Mercury NZ agreed to buy 19.99 percent of Tilt Renewables from the Tauranga Electricity Consumer Trust for $144 million, or $2.30 a share, a 24 percent premium to its last trading price.
Auckland-based Mercury said it has a six-month option to buy the trust's remaining 6.8 percent holding in Tilt at the same price, in a transaction it says must be compliant with the New Zealand Takeovers Code. Under the code, a full takeover offer is typically triggered if an investor wishes to lift its stake above 20 percent.

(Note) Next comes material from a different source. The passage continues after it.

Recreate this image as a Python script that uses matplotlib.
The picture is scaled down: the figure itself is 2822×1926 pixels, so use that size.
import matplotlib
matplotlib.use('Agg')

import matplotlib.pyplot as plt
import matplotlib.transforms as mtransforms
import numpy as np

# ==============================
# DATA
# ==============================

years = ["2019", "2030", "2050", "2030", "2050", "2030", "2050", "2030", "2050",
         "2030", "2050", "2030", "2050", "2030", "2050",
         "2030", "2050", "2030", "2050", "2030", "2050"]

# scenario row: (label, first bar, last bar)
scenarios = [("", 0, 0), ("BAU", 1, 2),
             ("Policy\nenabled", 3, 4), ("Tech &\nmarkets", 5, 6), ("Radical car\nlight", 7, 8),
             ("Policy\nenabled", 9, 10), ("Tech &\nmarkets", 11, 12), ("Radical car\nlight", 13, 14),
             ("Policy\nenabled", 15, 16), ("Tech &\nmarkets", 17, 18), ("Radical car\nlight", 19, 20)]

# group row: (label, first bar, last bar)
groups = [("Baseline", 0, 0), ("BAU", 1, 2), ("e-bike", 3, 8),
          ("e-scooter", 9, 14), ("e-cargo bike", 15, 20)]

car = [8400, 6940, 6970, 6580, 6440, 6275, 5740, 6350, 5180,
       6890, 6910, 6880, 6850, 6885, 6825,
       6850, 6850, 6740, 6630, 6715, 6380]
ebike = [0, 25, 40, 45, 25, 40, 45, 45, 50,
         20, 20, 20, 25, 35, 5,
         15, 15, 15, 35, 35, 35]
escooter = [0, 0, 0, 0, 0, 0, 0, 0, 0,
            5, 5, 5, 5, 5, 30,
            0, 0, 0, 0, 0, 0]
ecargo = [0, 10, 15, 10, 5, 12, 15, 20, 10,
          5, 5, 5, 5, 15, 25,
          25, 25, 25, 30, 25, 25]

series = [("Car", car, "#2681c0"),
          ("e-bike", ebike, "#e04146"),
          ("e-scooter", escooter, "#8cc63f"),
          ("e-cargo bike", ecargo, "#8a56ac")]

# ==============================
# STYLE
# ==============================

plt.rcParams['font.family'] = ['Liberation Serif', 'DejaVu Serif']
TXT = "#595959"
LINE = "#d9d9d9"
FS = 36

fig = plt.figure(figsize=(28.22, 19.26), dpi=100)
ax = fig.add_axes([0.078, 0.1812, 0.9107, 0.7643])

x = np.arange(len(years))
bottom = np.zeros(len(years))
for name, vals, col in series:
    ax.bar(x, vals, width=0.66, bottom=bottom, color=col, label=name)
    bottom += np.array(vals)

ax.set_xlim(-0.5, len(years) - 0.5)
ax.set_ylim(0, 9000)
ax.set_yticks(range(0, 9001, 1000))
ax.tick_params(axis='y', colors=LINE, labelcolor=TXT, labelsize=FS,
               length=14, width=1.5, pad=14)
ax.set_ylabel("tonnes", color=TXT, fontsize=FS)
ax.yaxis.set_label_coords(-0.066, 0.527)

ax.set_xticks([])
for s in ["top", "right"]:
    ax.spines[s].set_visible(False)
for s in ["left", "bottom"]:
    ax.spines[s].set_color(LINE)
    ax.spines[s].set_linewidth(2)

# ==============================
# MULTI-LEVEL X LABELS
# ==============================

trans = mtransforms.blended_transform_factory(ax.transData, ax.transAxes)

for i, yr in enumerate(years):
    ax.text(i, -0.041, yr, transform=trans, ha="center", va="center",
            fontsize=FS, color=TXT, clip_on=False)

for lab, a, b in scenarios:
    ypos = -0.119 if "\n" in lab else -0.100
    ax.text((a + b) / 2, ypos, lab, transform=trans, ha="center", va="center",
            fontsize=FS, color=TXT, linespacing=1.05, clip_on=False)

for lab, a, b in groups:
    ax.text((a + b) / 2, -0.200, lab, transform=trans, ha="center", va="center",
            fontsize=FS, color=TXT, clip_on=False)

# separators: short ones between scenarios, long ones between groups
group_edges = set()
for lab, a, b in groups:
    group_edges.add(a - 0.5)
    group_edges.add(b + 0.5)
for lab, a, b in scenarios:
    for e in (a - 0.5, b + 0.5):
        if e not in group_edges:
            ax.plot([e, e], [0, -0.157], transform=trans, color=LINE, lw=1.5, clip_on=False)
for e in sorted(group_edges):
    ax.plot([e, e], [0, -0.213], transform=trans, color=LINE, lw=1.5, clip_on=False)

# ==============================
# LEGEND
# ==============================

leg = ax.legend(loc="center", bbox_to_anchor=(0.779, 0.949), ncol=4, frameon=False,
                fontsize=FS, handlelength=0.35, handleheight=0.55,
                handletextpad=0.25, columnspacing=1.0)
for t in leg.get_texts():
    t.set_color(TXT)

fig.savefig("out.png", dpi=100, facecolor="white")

The deal would make it Tilt's second-largest shareholder after Infratil, with a stake of 50.8 percent.
Tilt, the wind and solar generation facilities which split from Infratil-controlled Trustpower in 2016, "is an established business operating power plants in a growing renewables market, with a quality development pipeline, good governance, and a strong management team with a proven track record," Mercury chief executive Fraser Whineray said in a statement.

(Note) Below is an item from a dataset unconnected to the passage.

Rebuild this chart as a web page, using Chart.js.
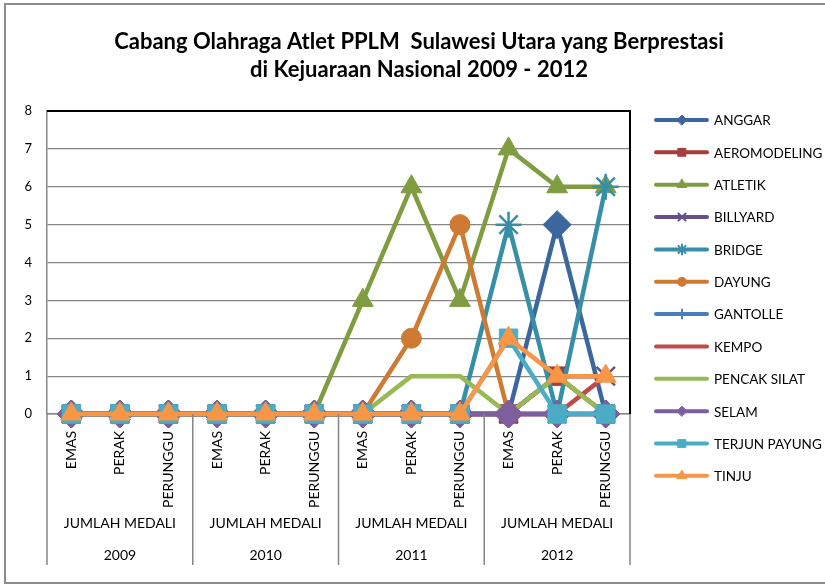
<!DOCTYPE html>
<html>
<head>
<meta charset="utf-8">
<title>Cabang Olahraga Atlet PPLM Sulawesi Utara</title>
<script src="https://cdn.jsdelivr.net/npm/chart.js@4.4.1/dist/chart.umd.min.js"></script>
<style>
  html, body { margin: 0; padding: 0; background: #fff; }
  #wrap { width: 825px; height: 584px; }
</style>
</head>
<body>
<div id="wrap"><canvas id="medalChart" width="825" height="584"></canvas></div>
<script>
// judul
const titleLines = ['Cabang Olahraga Atlet PPLM  Sulawesi Utara yang Berprestasi', 'di Kejuaraan Nasional 2009 - 2012'];

// kategori sumbu x (3 level)
const medalLabels = ['EMAS', 'PERAK', 'PERUNGGU', 'EMAS', 'PERAK', 'PERUNGGU',
                     'EMAS', 'PERAK', 'PERUNGGU', 'EMAS', 'PERAK', 'PERUNGGU'];
const groupLabel = 'JUMLAH MEDALI';
const years = ['2009', '2010', '2011', '2012'];
const yTicks = [0, 1, 2, 3, 4, 5, 6, 7, 8];

// data per cabang
const seriesNames = ['ANGGAR', 'AEROMODELING', 'ATLETIK', 'BILLYARD', 'BRIDGE', 'DAYUNG',
                     'GANTOLLE', 'KEMPO', 'PENCAK SILAT', 'SELAM', 'TERJUN PAYUNG', 'TINJU'];
const anggar       = [0, 0, 0, 0, 0, 0, 0, 0, 0, 0, 5, 0];
const aeromodeling = [0, 0, 0, 0, 0, 0, 0, 0, 0, 0, 1, 0];
const atletik      = [0, 0, 0, 0, 0, 0, 3, 6, 3, 7, 6, 6];
const billyard     = [0, 0, 0, 0, 0, 0, 0, 0, 0, 0, 1, 1];
const bridge       = [0, 0, 0, 0, 0, 0, 0, 0, 0, 5, 0, 6];
const dayung       = [0, 0, 0, 0, 0, 0, 0, 2, 5, 0, 0, 0];
const gantolle     = [0, 0, 0, 0, 0, 0, 0, 0, 0, 0, 0, 0];
const kempo        = [0, 0, 0, 0, 0, 0, 0, 0, 0, 0, 0, 1];
const pencakSilat  = [0, 0, 0, 0, 0, 0, 0, 1, 1, 0, 1, 0];
const selam        = [0, 0, 0, 0, 0, 0, 0, 0, 0, 0, 0, 0];
const terjunPayung = [0, 0, 0, 0, 0, 0, 0, 0, 0, 2, 0, 0];
const tinju        = [0, 0, 0, 0, 0, 0, 0, 0, 0, 2, 1, 1];
const seriesValues = [anggar, aeromodeling, atletik, billyard, bridge, dayung,
                      gantolle, kempo, pencakSilat, selam, terjunPayung, tinju];

// gaya
const colors = ['#3C669E', '#A63D3A', '#7F9D40', '#674F8A', '#378FA7', '#CE7A33',
                '#4A7EBB', '#BE4B48', '#98B954', '#7D5FA0', '#4BACC6', '#F79646'];
const markers = ['rectRot', 'rect', 'triangle', 'crossRot', 'star', 'circle',
                 'cross', 'circle', 'circle', 'rectRot', 'rect', 'triangle'];
const markerSize = [14, 13, 12, 13, 13, 10, 10, 0, 0, 14, 13, 12];
const legendMarkerSize = [5, 5.5, 5.5, 5, 5, 4.5, 4.5, 0, 0, 5, 5.5, 5.5];
const FONT = 'Lato, "Open Sans", sans-serif';

const datasets = seriesNames.map((name, i) => ({
  label: name,
  data: seriesValues[i],
  borderColor: colors[i],
  backgroundColor: colors[i],
  pointBackgroundColor: colors[i],
  pointBorderColor: colors[i],
  pointStyle: markers[i],
  pointRadius: markerSize[i],
  pointBorderWidth: (markers[i] === 'crossRot' || markers[i] === 'star' || markers[i] === 'cross') ? 2.5 : 1,
  borderWidth: 4.5,
  borderJoinStyle: 'round',
  borderCapStyle: 'round',
  tension: 0,
  fill: false,
  clip: false,
  order: seriesNames.length - i   // seri terakhir digambar paling atas (seperti Excel)
}));

// bingkai, judul, label sumbu x bertingkat, legenda
const excelLook = {
  id: 'excelLook',
  beforeDraw(chart) {
    const ctx = chart.ctx;
    ctx.save();
    ctx.fillStyle = '#fff';
    ctx.fillRect(0, 0, chart.width, chart.height);
    ctx.strokeStyle = '#8c8c8c';
    ctx.lineWidth = 2;
    ctx.strokeRect(5, 4, chart.width + 10, chart.height - 5);
    ctx.fillStyle = '#000';
    ctx.font = 'bold 22px ' + FONT;
    ctx.textAlign = 'center';
    ctx.textBaseline = 'middle';
    ctx.fillText(titleLines[0], 419, 42);
    ctx.fillText(titleLines[1], 419, 70);
    ctx.restore();
  },
  beforeDatasetsDraw(chart) {
    const {ctx, chartArea: a} = chart;
    ctx.save();
    ctx.strokeStyle = '#000';
    ctx.lineWidth = 2;
    ctx.beginPath();
    ctx.moveTo(a.left, a.top);
    ctx.lineTo(a.right, a.top);
    ctx.lineTo(a.right, a.bottom);
    ctx.stroke();
    ctx.restore();
  },
  afterDraw(chart) {
    const {ctx, chartArea: a} = chart;
    const xs = chart.scales.x;
    const per = medalLabels.length / years.length;
    ctx.save();
    // garis pemisah grup
    ctx.strokeStyle = '#868686';
    ctx.lineWidth = 1.5;
    const bounds = [];
    for (let g = 0; g <= years.length; g++) {
      let bx;
      if (g === 0) bx = xs.left;
      else if (g === years.length) bx = xs.right;
      else bx = (xs.getPixelForValue(g * per - 1) + xs.getPixelForValue(g * per)) / 2;
      bounds.push(bx);
      ctx.beginPath();
      ctx.moveTo(bx, a.bottom);
      ctx.lineTo(bx, 565);
      ctx.stroke();
    }
    ctx.fillStyle = '#000';
    ctx.font = '14px ' + FONT;
    ctx.textAlign = 'center';
    ctx.textBaseline = 'middle';
    years.forEach((yr, g) => {
      const cx = (bounds[g] + bounds[g + 1]) / 2;
      ctx.fillText(groupLabel, cx, 523);
      ctx.fillText(yr, cx, 555);
    });
    // legenda
    ctx.font = '13.5px ' + FONT;
    chart.data.datasets.forEach((ds, i) => {
      const y = 120 + i * 32.35;
      ctx.strokeStyle = ds.borderColor;
      ctx.fillStyle = ds.borderColor;
      ctx.lineWidth = 4;
      ctx.lineCap = 'round';
      ctx.beginPath();
      ctx.moveTo(656, y);
      ctx.lineTo(707, y);
      ctx.stroke();
      if (legendMarkerSize[i] > 0) {
        ctx.lineWidth = ds.pointBorderWidth > 1 ? 2 : 1;
        Chart.helpers.drawPoint(ctx, {pointStyle: ds.pointStyle, radius: legendMarkerSize[i], rotation: 0, borderWidth: 1}, 682, y);
      }
      ctx.fillStyle = '#000';
      ctx.textAlign = 'left';
      ctx.fillText(ds.label, 714, y + 1);
    });
    ctx.restore();
  }
};

new Chart(document.getElementById('medalChart'), {
  type: 'line',
  data: { labels: medalLabels, datasets: datasets },
  options: {
    responsive: false,
    animation: false,
    events: [],
    layout: { padding: { top: 111, right: 195, bottom: 0, left: 0 } },
    plugins: {
      legend: { display: false },
      title: { display: false },
      tooltip: { enabled: false }
    },
    scales: {
      x: {
        offset: true,
        afterFit: s => { s.height = 170; },
        grid: { display: false, drawTicks: false },
        border: { display: true, color: '#868686', width: 1.5 },
        ticks: {
          autoSkip: false,
          minRotation: 90,
          maxRotation: 90,
          padding: 17,
          color: '#000',
          font: { family: FONT, size: 14 }
        }
      },
      y: {
        min: 0,
        max: 8,
        afterFit: s => { s.width = 47; },
        afterBuildTicks: s => { s.ticks = yTicks.map(v => ({ value: v })); },
        grid: { color: '#868686', lineWidth: 1.2, drawTicks: false },
        border: { display: true, color: '#868686', width: 1.5 },
        ticks: {
          padding: 15,
          color: '#000',
          font: { family: FONT, size: 13 }
        }
      }
    }
  },
  plugins: [excelLook]
});
</script>
</body>
</html>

"The investment will allow Mercury to meaningfully participate in Australia’s accelerating transition to renewable energy sources," he said. "The investment may provide further opportunities for Mercury to deploy funds to capitalise on Tilt’s established Australian position as projects are developed."
Last week Tilt posted an annual loss of A$2.8 million, reflecting below-average wind while earnings before interest, tax, depreciation, amortisation and fair value movements dropped 16 percent to A$103.8 million. It forecast a recovery in 2019 financial year ebitda to between A$120 million and A$127 million, reflecting the 54-megawatt hour Salt Creek Wind Farm coming on stream in July and growing appetite for renewable energy in Australia.
Tilt also said last week that the outlook in New Zealand has improved since it secured a consent for a North Island option at Waverly in South Taranaki, and on greater national demand with increased production at the Tiwai Point.
"Tilt has established a robust portfolio of operating wind farms in both Australia and New Zealand, as well as consented renewable generation projects which it can bring to market when conditions are right," Whineray said. "For Mercury shareholders, this transaction is aligned with our signalled strategy for economic growth, and follows the exploration of other opportunities related to the electricity sector in Australia."
Tilt's shares last traded at $1.85 and have fallen 14 percent in the past 12 months. Mercury shares last traded at $3.18 and are down 0.5 percent in the past 12 months, while the S&P/NZX 50 Index gained about 16 percent.